Materials become storytellers. In the principal suite, a continuous, cast-stone vanity and bathtub appear as a single, sculptural form against dove-taupe walls. Polished-nickel taps float above the washbasin; a single globe wall light and the sash window’s generous light combine to create a moment of calm serenity… part gallery, part spa. On the ground floor, a kitchenette and study nook tucked neatly behind restored timber panelling, offering a private retreat for early-morning coffees or home-office hours.

Elegance was achieved through disciplined restraint. By paring each room back to its essentials, Tiam Architects lets honed limestone, lime-washed plaster and warm timber carry the narrative. A muted palette and precisely crafted shadow lines cultivate a hush that feels luxurious without making a show of it. Classical proportions persist, yet their profiles are pared to crisp edges, lending modern clarity to a Georgian shell. The result is a space that feels timeless and freshly alive, a quiet sanctuary where simplicity, comfort and understated sophistication effortlessly converge.

“We knew the family longed for generous, connected spaces without losing any of the townhouse’s character,” explains Tiam co-founder Bahar S. Tabatabaei. “Our task was to act as both storyteller and swordsmith, crafting interventions that would resolve the problems of darkness, disconnection, and underuse, while bringing the building’s soul into the light.”

Rather than masking any surviving historical architectural fabric, Tiam’s design amplifies and enhances it. In the living room, restored limestone surrounds sit beneath delicate cornices. At the same time, oversized sliding pocket doors open onto a garden-facing snug, creating a vista that stretches through three interlocking volumes. Upstairs, six well-proportioned bedrooms boast bespoke joinery and en-suite bathrooms; their muted palette of chalk white and dove grey amplifies natural light at every turn.
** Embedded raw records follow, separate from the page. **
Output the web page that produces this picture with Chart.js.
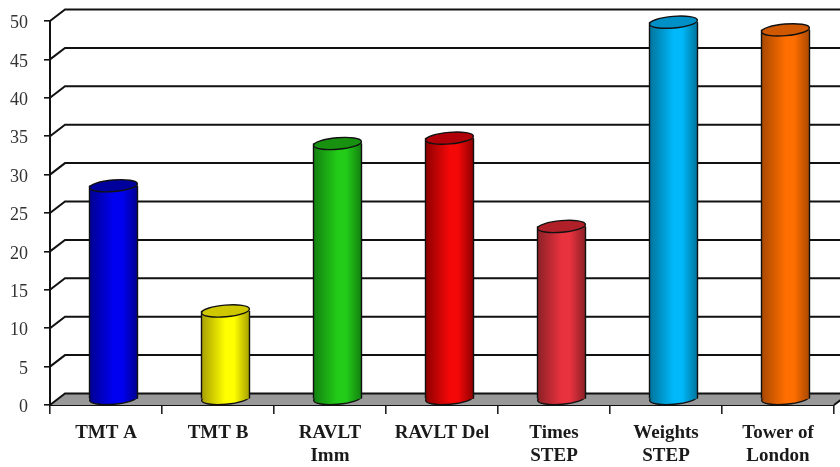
<!DOCTYPE html>
<html lang="en">
<head>
    <meta charset="UTF-8">
    <title>Cognitive tests</title>
    <script src="https://cdn.jsdelivr.net/npm/chart.js"></script>
    <style>
        body { margin: 0; background: #fff; overflow: hidden; }
        #wrap { width: 840px; height: 467px; }
        canvas { filter: blur(0.6px); }
    </style>
</head>
<body>
    <div id="wrap"><canvas id="barChart"></canvas></div>

    <script>
        const categories = [['TMT A'], ['TMT B'], ['RAVLT', 'Imm'], ['RAVLT Del'], ['Times', 'STEP'], ['Weights', 'STEP'], ['Tower of', 'London']];
        const values = [27.8, 11.5, 33.3, 34, 22.5, 49.1, 48.1];
        const yTicks = [0, 5, 10, 15, 20, 25, 30, 35, 40, 45, 50];

        const sideColors = ['#0000f0', '#ffff00', '#22cc18', '#f40808', '#e8323e', '#00b8fa', '#ff6e00'];
        const edgeColors = ['#000090', '#a8a000', '#138010', '#8e0000', '#8c2026', '#00749c', '#a84800'];
        const topColors = ['#00009c', '#cfc800', '#189010', '#b00008', '#b02028', '#0090c8', '#d05800'];

        // fake 3D depth of the plot box
        const depthX = 15, depthY = 11.5;
        const radiusY = 5.8, tilt = -0.085;

        function sideGradient(context) {
            const i = context.dataIndex;
            if (i === undefined) return sideColors[0];
            const chart = context.chart;
            const x = chart.scales.x.getPixelForValue(i);
            if (!isFinite(x)) return sideColors[i];
            const g = chart.ctx.createLinearGradient(x - 24, 0, x + 24, 0);
            g.addColorStop(0, edgeColors[i]);
            g.addColorStop(0.5, sideColors[i]);
            g.addColorStop(0.68, sideColors[i]);
            g.addColorStop(1, edgeColors[i]);
            return g;
        }

        function ellipse(ctx, x, y, rx, fill) {
            ctx.beginPath();
            ctx.ellipse(x, y, rx, radiusY, tilt, 0, Math.PI * 2);
            ctx.fillStyle = fill;
            ctx.fill();
            ctx.lineWidth = 1.4;
            ctx.strokeStyle = '#111';
            ctx.stroke();
        }

        const box3d = {
            id: 'box3d',
            beforeDatasetsDraw(chart) {
                const { ctx, chartArea: a, scales: { y } } = chart;
                ctx.save();
                // floor
                ctx.beginPath();
                ctx.moveTo(a.left, a.bottom);
                ctx.lineTo(a.left + depthX, a.bottom - depthY);
                ctx.lineTo(a.right + depthX, a.bottom - depthY);
                ctx.lineTo(a.right, a.bottom);
                ctx.closePath();
                ctx.fillStyle = '#999999';
                ctx.fill();
                // back wall lines with the slanted piece on the left wall
                ctx.strokeStyle = '#111';
                ctx.lineWidth = 2;
                yTicks.forEach(t => {
                    const py = y.getPixelForValue(t);
                    ctx.beginPath();
                    ctx.moveTo(a.left, py);
                    ctx.lineTo(a.left + depthX, py - depthY);
                    ctx.lineTo(a.right + depthX, py - depthY);
                    ctx.stroke();
                });
                ctx.beginPath();
                ctx.moveTo(a.right, a.bottom);
                ctx.lineTo(a.right + depthX, a.bottom - depthY);
                ctx.stroke();
                ctx.restore();
            },
            beforeDatasetDraw(chart, args) {
                const ctx = chart.ctx;
                ctx.save();
                ctx.translate(depthX / 2, -depthY / 2);
                args.meta.data.forEach(bar => {
                    ellipse(ctx, bar.x, bar.base, bar.width / 2, bar.options.backgroundColor);
                });
            },
            afterDatasetDraw(chart, args) {
                const ctx = chart.ctx;
                args.meta.data.forEach((bar, i) => {
                    const r = bar.width / 2;
                    ctx.strokeStyle = '#111';
                    ctx.lineWidth = 1.4;
                    ctx.beginPath();
                    ctx.moveTo(bar.x - r, bar.y);
                    ctx.lineTo(bar.x - r, bar.base);
                    ctx.moveTo(bar.x + r, bar.y);
                    ctx.lineTo(bar.x + r, bar.base);
                    ctx.stroke();
                    ellipse(ctx, bar.x, bar.y, r, topColors[i]);
                });
                ctx.restore();
            }
        };

        new Chart(document.getElementById('barChart'), {
            type: 'bar',
            data: {
                labels: categories,
                datasets: [{
                    data: values,
                    backgroundColor: sideGradient,
                    borderWidth: 0,
                    barThickness: 48,
                    clip: false
                }]
            },
            options: {
                responsive: true,
                maintainAspectRatio: false,
                animation: false,
                layout: { padding: { top: 21, right: 6, left: 0, bottom: 0 } },
                plugins: { legend: { display: false }, tooltip: { enabled: false } },
                scales: {
                    x: {
                        afterFit(scale) { scale.height = 62; },
                        border: { color: '#111', width: 2 },
                        grid: { drawOnChartArea: false, color: '#222', lineWidth: 1.6, tickLength: 9, offset: true },
                        ticks: {
                            color: '#1a1a1a',
                            maxRotation: 0,
                            autoSkip: false,
                            padding: 8,
                            font: { family: '"Liberation Serif"', size: 19, weight: 'bold', lineHeight: 1.21 }
                        }
                    },
                    y: {
                        min: 0,
                        max: 50,
                        afterFit(scale) { scale.width = 50; },
                        border: { color: '#111', width: 2 },
                        grid: { drawOnChartArea: false, color: '#111', lineWidth: 1.6, tickLength: 6 },
                        ticks: {
                            stepSize: 5,
                            color: '#333',
                            padding: 16,
                            // empty first line + short line height nudges the numbers down a little
                            callback: v => ['', String(v)],
                            font: { family: '"Liberation Serif"', size: 18, lineHeight: '5px' }
                        }
                    }
                }
            },
            plugins: [box3d]
        });
    </script>
</body>
</html>
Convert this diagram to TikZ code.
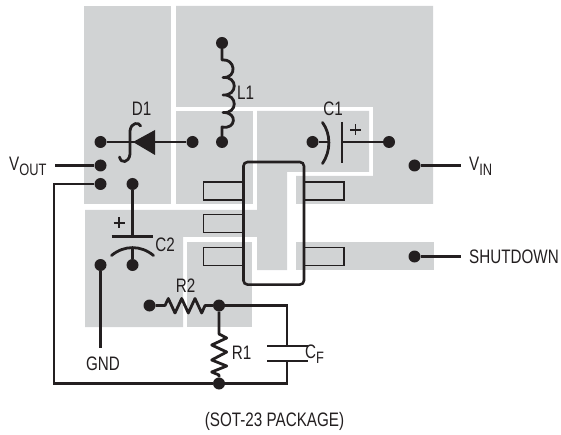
\documentclass[tikz,border=0pt]{standalone}
\usepackage{fontspec}
\setmainfont[FakeStretch=0.78]{Liberation Sans}
\definecolor{pad}{HTML}{D1D3D4}
\definecolor{ink}{HTML}{231F20}
\tikzset{
  padfill/.style={fill=pad,draw=none},
  wire/.style={draw=ink,line width=2.8pt,line join=miter},
  sym/.style={draw=ink,line width=2.8pt,line cap=round,line join=round},
  pin/.style={draw=ink,line width=1.1pt},
  dot/.style={circle,fill=ink,draw=none,minimum size=12pt,inner sep=0pt},
  lbl/.style={text=ink,font=\fontsize{19.5}{21}\selectfont,inner sep=0pt}
}
\newcommand{\lsub}[1]{\raisebox{-5pt}{\fontsize{16.5}{18}\selectfont #1}}
\begin{document}
\begin{tikzpicture}[x=1pt,y=-1pt]
\useasboundingbox (0,0) rectangle (561,435);
% copper pads
\fill[padfill] (84,6) rectangle (171,204);
\fill[padfill] (176,111) rectangle (253,204);
\fill[padfill] (176,6) -- (433,6) -- (433,204) -- (296,204) -- (296,176) -- (373,176) -- (373,107) -- (176,107) -- cycle;
\fill[padfill] (257,111) -- (369,111) -- (369,172) -- (287,172) -- (287,270) -- (257,270) -- (257,237) -- (183,237) -- (183,327) -- (85,327) -- (85,210) -- (257,210) -- cycle;
\fill[padfill] (187,242) rectangle (252,327);
\fill[padfill] (296,242) rectangle (434,270);
% package pins
\node[pin,minimum width=40pt,minimum height=18pt,inner sep=0pt] (p1) at (223.5,191) {};
\node[pin,minimum width=40pt,minimum height=18pt,inner sep=0pt] (p2) at (223.5,223.3) {};
\node[pin,minimum width=40pt,minimum height=18pt,inner sep=0pt] (p3) at (223.5,256.3) {};
\node[pin,minimum width=40pt,minimum height=18pt,inner sep=0pt] (p4) at (324,191) {};
\node[pin,minimum width=40pt,minimum height=18pt,inner sep=0pt] (p5) at (324,256.3) {};
% IC body
\node[draw=ink,line width=2.6pt,rounded corners=4pt,minimum width=60.5pt,minimum height=122.5pt,inner sep=0pt] (ic) at (273.7,223.3) {};
% dots
\node[dot] (ltop) at (222,43) {};
\node[dot] (lbot) at (222,142) {};
\node[dot] (dl) at (100.5,142) {};
\node[dot] (dr) at (192.5,142) {};
\node[dot] (vout) at (100.5,165.5) {};
\node[dot] (fb) at (100.5,184) {};
\node[dot] (c2t) at (132.5,184) {};
\node[dot] (c2b) at (132.5,265) {};
\node[dot] (gnd) at (100.5,265) {};
\node[dot] (c1l) at (312.5,142) {};
\node[dot] (c1r) at (389,142) {};
\node[dot] (vin) at (414.5,165.5) {};
\node[dot] (shdn) at (414.5,256.5) {};
\node[dot] (r2l) at (149.5,305.5) {};
\node[dot] (mid) at (219,305.5) {};
\node[dot] (bot) at (219,383.5) {};
% free ends
\coordinate (voutend) at (55,165.5);
\coordinate (vinend) at (461,165.5);
\coordinate (shdnend) at (461,256.5);
\coordinate (gndend) at (100.5,348);
\coordinate (c1top) at (287,346);
\coordinate (c1bot) at (287,361);
\coordinate (c1curve) at (328.5,142);
\coordinate (c1plate) at (342,142);
% wires
\draw[wire] (voutend) -- (vout);
\draw[wire] (vin) -- (vinend);
\draw[wire] (shdn) -- (shdnend);
\draw[wire] (gnd) -- (gndend);
\draw[wire] (dl) -- (dr);
\draw[wire] (c1l) -- (c1curve);
\draw[wire] (c1plate) -- (c1r);
\draw[wire] (fb) -- (54,184) -- (54,383.5) -- (bot);
\draw[wire] (bot) -- (287,383.5) -- (c1bot);
\draw[wire] (mid) -- (287,305.5) -- (c1top);
% diode
\fill[ink] (133,142) -- (155,130) -- (155,155) -- cycle;
\draw[sym] (140.7,126) .. controls (139,122) and (131,122) .. (130,131) -- (130,154) .. controls (129,163) and (121,164) .. (119.5,157);
% inductor
\draw[sym,line cap=butt] (ltop) -- (222,60)
  .. controls (235,58) and (238,78) .. (223,77.5)
  .. controls (238,76) and (238,96) .. (223,95)
  .. controls (238,94) and (238,114) .. (223,112.5)
  .. controls (238,112) and (236,130) .. (222,127) -- (lbot);
% C1
\draw[sym] (322.5,122.5) .. controls (331,134) and (331,151) .. (322.5,163.5);
\draw[sym,line cap=butt] (342,122) -- (342,163);
\draw[draw=ink,line width=1.6pt] (350,130) -- (361,130) (355.5,124.5) -- (355.5,135.5);
% C2
\draw[wire] (c2t) -- (132.5,236.5);
\draw[sym,line cap=butt] (111.5,236.5) -- (153,236.5);
\draw[sym] (111.5,255.5) .. controls (124,245) and (141,245) .. (153.5,255.5);
\draw[wire] (132.5,249) -- (c2b);
\draw[draw=ink,line width=1.6pt] (113.5,223) -- (124.5,223) (119,217.5) -- (119,228.5);
% CF plates
\draw[sym,line cap=butt] (267,346) -- (308,346);
\draw[sym,line cap=butt] (267,361) -- (308,361);
% R2
\draw[sym,line cap=butt] (r2l) -- (165,305.5) -- (168.3,298.5) -- (175,313) -- (181.7,298.5) -- (188.3,313) -- (195,298.5) -- (201.7,313) -- (205,305.5) -- (mid);
% R1
\draw[sym,line cap=butt] (mid) -- (219,334) -- (226.7,338) -- (211.7,345) -- (226.7,352) -- (211.7,360) -- (226.7,366) -- (211.7,372) -- (219,375) -- (bot);
% labels
\node[lbl] (td1) at (141.5,109) {D1};
\node[lbl] (tl1) at (245.7,93) {L1};
\node[lbl] (tc1) at (333,108.7) {C1};
\node[lbl] (tc2) at (165,245) {C2};
\node[lbl] (tr2) at (185.7,286) {R2};
\node[lbl] (tr1) at (241.7,353) {R1};
\node[lbl,anchor=west] (tcf) at (305,354) {C\lsub{F}};
\node[lbl,anchor=west] (tvout) at (9,166) {V\lsub{OUT}};
\node[lbl,anchor=west] (tvin) at (469,166) {V\lsub{IN}};
\node[lbl,anchor=west] (tsd) at (469,256.5) {SHUTDOWN};
\node[lbl] (tgnd) at (103,363.5) {GND};
\node[lbl] (tpkg) at (274.5,421) {(SOT-23 PACKAGE)};
\end{tikzpicture}
\end{document}
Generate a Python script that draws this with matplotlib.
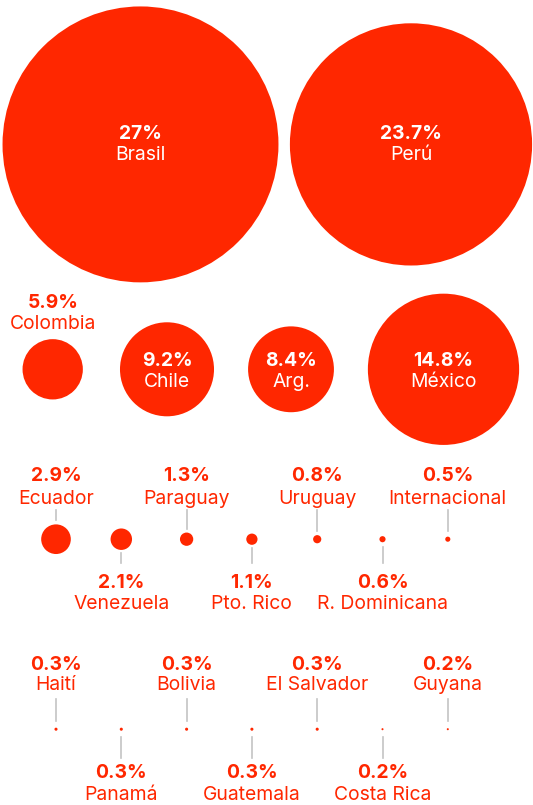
import matplotlib
matplotlib.use('Agg')
import matplotlib.pyplot as plt
from matplotlib.patches import Circle

plt.rcParams['font.family'] = ['Inter', 'DejaVu Sans']

RED = '#ff2700'
GREY = '#c4c4c4'
PX_PER_PCT = 5.11  # circle radius per percentage point

# big circles (label inside)
big_names = ['Brasil', 'Perú', 'Colombia', 'Chile', 'Arg.', 'México']
big_values = [27, 23.7, 5.9, 9.2, 8.4, 14.8]
big_labels = ['27%', '23.7%', '5.9%', '9.2%', '8.4%', '14.8%']

# small circles, row 3 and row 4
row3_names = ['Ecuador', 'Venezuela', 'Paraguay', 'Pto. Rico', 'Uruguay',
              'R. Dominicana', 'Internacional']
row3_values = [2.9, 2.1, 1.3, 1.1, 0.8, 0.6, 0.5]
row4_names = ['Haití', 'Panamá', 'Bolivia', 'Guatemala', 'El Salvador',
              'Costa Rica', 'Guyana']
row4_values = [0.3, 0.3, 0.3, 0.3, 0.3, 0.2, 0.2]

# layout (pixels)
big_x = [140.5, 411, 52.7, 167, 291, 443.5]
big_y = [144.4, 144.4, 369.3, 369.3, 369.3, 369.3]
small_x0, small_dx = 56, 65.3


def fmt(v):
    return f'{v:g}%'


fig = plt.figure(figsize=(5.33, 8.05), dpi=100)
ax = fig.add_axes([0, 0, 1, 1])
ax.set_xlim(0, 533)
ax.set_ylim(805, 0)
ax.set_aspect('equal')
ax.axis('off')

fs = 13.9

for name, v, lab, x, y in zip(big_names, big_values, big_labels, big_x, big_y):
    r = v * PX_PER_PCT
    ax.add_patch(Circle((x, y), r, color=RED, lw=0))
    if r > 35:
        off = -5 if y < 200 else -3
        ax.text(x, y + off, lab, color='white', fontsize=fs, fontweight='bold',
                ha='center', va='baseline')
        ax.text(x, y + off + 20.7, name, color='white', fontsize=fs,
                ha='center', va='baseline')
    else:
        ax.text(x, 308, lab, color=RED, fontsize=fs, fontweight='bold',
                ha='center', va='baseline')
        ax.text(x, 329, name, color=RED, fontsize=fs,
                ha='center', va='baseline')

rows = [
    (row3_names, row3_values, 539.2, 510, 563, (481, 503.5, 588, 608.5)),
    (row4_names, row4_values, 729.2, 699, 758, (670, 690, 778, 800)),
]
for names, values, cy, line_top, line_bot, (tp, tn, bp, bn) in rows:
    for i, (name, v) in enumerate(zip(names, values)):
        x = small_x0 + i * small_dx
        r = v * PX_PER_PCT
        ax.add_patch(Circle((x, cy), r, color=RED, lw=0))
        if i % 2 == 0:
            ax.plot([x, x], [line_top, cy - max(r + 4, 8)], color=GREY, lw=1.2)
            ax.text(x, tp, fmt(v), color=RED, fontsize=fs, fontweight='bold',
                    ha='center', va='baseline')
            ax.text(x, tn, name, color=RED, fontsize=fs,
                    ha='center', va='baseline')
        else:
            ax.plot([x, x], [cy + max(r + 3, 7.5), line_bot], color=GREY, lw=1.2)
            ax.text(x, bp, fmt(v), color=RED, fontsize=fs, fontweight='bold',
                    ha='center', va='baseline')
            ax.text(x, bn, name, color=RED, fontsize=fs,
                    ha='center', va='baseline')

fig.savefig('out.png', dpi=100)
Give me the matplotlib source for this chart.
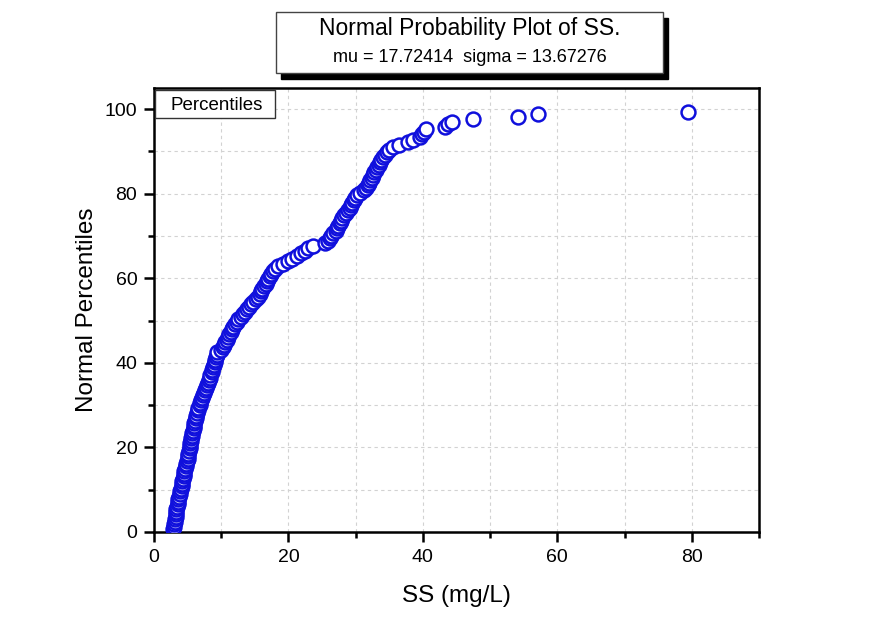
import numpy as np
import matplotlib
matplotlib.use('Agg')
import matplotlib.pyplot as plt
from matplotlib.patches import Rectangle
from matplotlib.ticker import MultipleLocator

plt.rcParams['font.family'] = ['Liberation Sans', 'DejaVu Sans']

# SS values (mg/L), sorted
ss = [2.9, 3.0, 3.0, 3.1, 3.1, 3.2, 3.2, 3.3, 3.3, 3.4, 3.5, 3.5, 3.6, 3.7, 3.8, 3.9, 4.0,
      4.1, 4.2, 4.2, 4.3, 4.4, 4.5, 4.5, 4.6, 4.7, 4.8, 4.9, 5.0, 5.0, 5.1, 5.2, 5.3,
      5.4, 5.4, 5.5, 5.5, 5.6, 5.7, 5.8, 5.9, 6.0, 6.0, 6.1, 6.2, 6.3, 6.4, 6.5, 6.6, 6.8,
      6.9, 7.0, 7.2, 7.3, 7.5, 7.6, 7.8, 7.9, 8.0, 8.2, 8.3, 8.4, 8.6, 8.7, 8.8, 8.9, 9.0,
      9.1, 9.2, 9.3, 9.4, 10.0, 10.2, 10.4, 10.6, 10.9, 11.0, 11.2, 11.4, 11.6, 11.8, 12.0, 12.3, 12.5,
      12.9, 13.2, 13.5, 13.9, 14.2, 14.5, 14.8, 15.1, 15.4, 15.7, 15.9, 16.1, 16.4, 16.6, 16.8, 17.0,
      17.2, 17.4, 17.7, 18.0, 18.5, 19.2, 19.9, 20.6, 21.3, 21.9, 22.4, 22.9, 23.6,
      25.5, 25.9, 26.2, 26.4, 26.7, 27.0, 27.2, 27.4, 27.6, 27.8, 28.0, 28.3, 28.6, 28.9, 29.1,
      29.3, 29.5, 29.7, 29.9, 30.2, 30.7,
      31.2, 31.5, 31.8, 32.0, 32.2, 32.4, 32.6, 32.8, 33.0, 33.2, 33.4, 33.6, 33.8, 34.0, 34.3, 34.7,
      35.0, 35.5, 36.4, 37.8, 38.5, 39.5, 39.9, 40.1,
      40.4, 43.3, 43.8, 44.4, 47.4, 54.2, 57.1, 79.4]

# plotting positions (percent) for the sorted sample
n = len(ss)
pct = [100.0 * (i + 1) / (n + 1) for i in range(n)]

title = "Normal Probability Plot of SS."
subtitle = "mu = 17.72414  sigma = 13.67276"

fig = plt.figure(figsize=(8.86, 6.2), dpi=100)
W, H = 886, 620
ax = fig.add_axes([154 / W, 1 - 532 / H, (759 - 154) / W, (532 - 88) / H])

ax.plot(ss, pct, 'o', ms=10, mfc='white', mec='#1010dc', mew=1.8, zorder=3)

ax.set_xlim(0, 90)
ax.set_ylim(0, 105)
ax.xaxis.set_major_locator(MultipleLocator(20))
ax.xaxis.set_minor_locator(MultipleLocator(10))
ax.yaxis.set_major_locator(MultipleLocator(20))
ax.yaxis.set_minor_locator(MultipleLocator(10))
ax.grid(True, which='both', color='#d2d2d2', linestyle=(0, (3, 3)), linewidth=0.8)
ax.set_axisbelow(True)
ax.tick_params(which='both', direction='out', top=False, right=False, width=1.8)
ax.tick_params(which='major', length=7, labelsize=14, pad=5)
ax.tick_params(which='minor', length=4)
for s in ax.spines.values():
    s.set_linewidth(1.8)

ax.set_xlabel("SS (mg/L)", fontsize=17.5, labelpad=14)
ax.set_ylabel("Normal Percentiles", fontsize=17.5, labelpad=5)

# legend-like text box in the upper left corner
fig.patches.append(Rectangle((155 / W, 1 - 118 / H), 120 / W, 28 / H, transform=fig.transFigure,
                             fc='white', ec='#333333', lw=1, zorder=5))
fig.text(170 / W, 1 - 105 / H, "Percentiles", fontsize=13.5, ha='left', va='center', zorder=6)

# title box with drop shadow
bx0, by0, bx1, by1 = 276, 12, 663, 73
fig.patches.append(Rectangle(((bx0 + 5) / W, 1 - (by1 + 6) / H), (bx1 - bx0) / W, (by1 - by0) / H,
                             transform=fig.transFigure, fc='black', ec='black', zorder=1))
fig.patches.append(Rectangle((bx0 / W, 1 - by1 / H), (bx1 - bx0) / W, (by1 - by0) / H,
                             transform=fig.transFigure, fc='white', ec='#444444', lw=1, zorder=2))
fig.text((bx0 + bx1) / 2 / W, 1 - 28 / H, title, fontsize=16.5, ha='center', va='center', zorder=3)
fig.text((bx0 + bx1) / 2 / W, 1 - 58 / H, subtitle, fontsize=13, ha='center', va='center', zorder=3)

fig.savefig('out.png', dpi=100)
By discreetly adding a rear and lower-ground extension, Tiam Architects expanded Chester Row’s living space by 200m²; a 70% uplift achieved entirely within planning and conservation rules. The project wields architecture as quiet transformation: honouring the late Georgian fabric while flooding the interior with daylight and calm, delivering a home that is at once period-rooted and unmistakably contemporary… a sanctuary in one of London’s most storied districts.